A way forward: leveraging new technology, design, and data under the leadership of the public sector

Neither purely private-driven innovation nor traditional public transport planning is sufficient to wholly rethink transport systems to deliver on the changing needs of people and the urgent climate crisis. In reality, innovation is incremental and requires the stitching together of old and new technologies and systems in a way that is seamless to citizens.

This change will require the public and private sector, operators and local authorities to collaborate and service designers, user researchers and developers who can work with transport planners, economists and mechanical engineers.

These are entirely new ways of working and new partnerships are not easily formed overnight. While the need to experiment with technology and design is often more obviously emphasised, some of the biggest barriers to enabling change are old siloed ways of working. Rather than rely on master plans, we need smaller-scale pilots and experiments that bring diverse thoughts together to explore how new approaches could potentially work in a local context to serve local needs.

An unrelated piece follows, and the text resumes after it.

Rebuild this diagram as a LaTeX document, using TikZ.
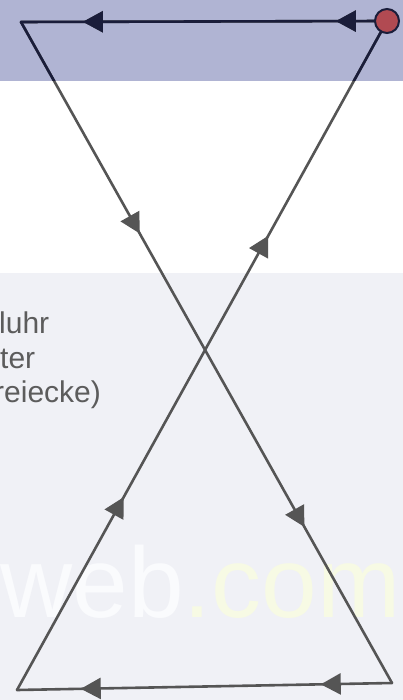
\documentclass[tikz,border=0pt]{standalone}
\usepackage{fontspec}
\setmainfont{Liberation Sans}
\usetikzlibrary{arrows.meta,decorations.markings}
\definecolor{bandtop}{HTML}{B7BBD8}
\definecolor{bandbot}{HTML}{A9ADCD}
\definecolor{lowbg}{HTML}{F0F1F6}
\definecolor{linegray}{HTML}{555555}
\definecolor{linenavy}{HTML}{1A1D3A}
\definecolor{dotred}{HTML}{B14A52}
\definecolor{txtgray}{HTML}{5C5C5C}
\definecolor{wmyellow}{HTML}{F7FAE4}
\definecolor{wmwhite}{HTML}{FAFBFD}
\newcommand\loopedges[1]{%
  \draw[edgeline,draw=#1,twoarrows={0.11}{0.825}] (C) -- (TL);
  \draw[edgeline,draw=#1,twoarrows={0.32}{0.764}] (TL) -- (BR);
  \draw[edgeline,draw=#1,twoarrows={0.19}{0.83}] (BR) -- (BL);
  \draw[edgeline,draw=#1,twoarrows={0.293}{0.69}] (BL) -- (C);
}
\begin{document}
\begin{tikzpicture}[x=1pt,y=-1pt,
  edgeline/.style={line width=2.6pt,line cap=round},
  twoarrows/.style 2 args={postaction={decorate},decoration={markings,
     mark=at position #1 with {\arrow{Triangle[length=20pt,width=21pt]}},
     mark=at position #2 with {\arrow{Triangle[length=20pt,width=21pt]}}}},
  txtline/.style={font=\fontsize{30}{35}\selectfont, text=txtgray, inner sep=0pt, anchor=base west},
  wmark/.style={font=\fontsize{100}{100}\selectfont, inner sep=0pt, anchor=base west},
]
\useasboundingbox (0,0) rectangle (403,700);
\clip (0,0) rectangle (403,700);
\fill[white] (0,0) rectangle (403,700);
\fill[bandtop!50!bandbot] (0,0) rectangle (403,81);
\fill[lowbg] (0,273) rectangle (403,700);
% watermark
\node[wmark] (wm) at (0,617) {\textcolor{wmwhite}{web}\textcolor{wmyellow}{.com}};
% text
\node[txtline] (t1) at (-1,333) {luhr};
\node[txtline] (t2) at (0,368) {ter};
\node[txtline] (t3) at (-6,402) {reiecke)};
% points
\coordinate (TL) at (21,22);
\coordinate (BR) at (392,683);
\coordinate (BL) at (17,690);
\node[circle,minimum size=24pt,inner sep=0pt] (C) at (387,21) {};
\loopedges{linegray}
\begin{scope}
  \clip (0,0) rectangle (403,81);
  \loopedges{linenavy}
\end{scope}
\draw[fill=dotred,draw=linenavy,line width=2pt] (C.center) circle (12pt);
\end{tikzpicture}
\end{document}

It is widely acknowledged that innovation in transport is required to shift people away from 20th-century, carbon-intensive, and outdated modes. However, the conversation on innovation often focuses on design, technology, and end-user behavioural change. An equally important enabler, but often forgotten, is the change in leadership and management required to design, test, and operate new transport systems at scale. Strengthening governance, building strong partnerships and new ways of working is the foundation for change.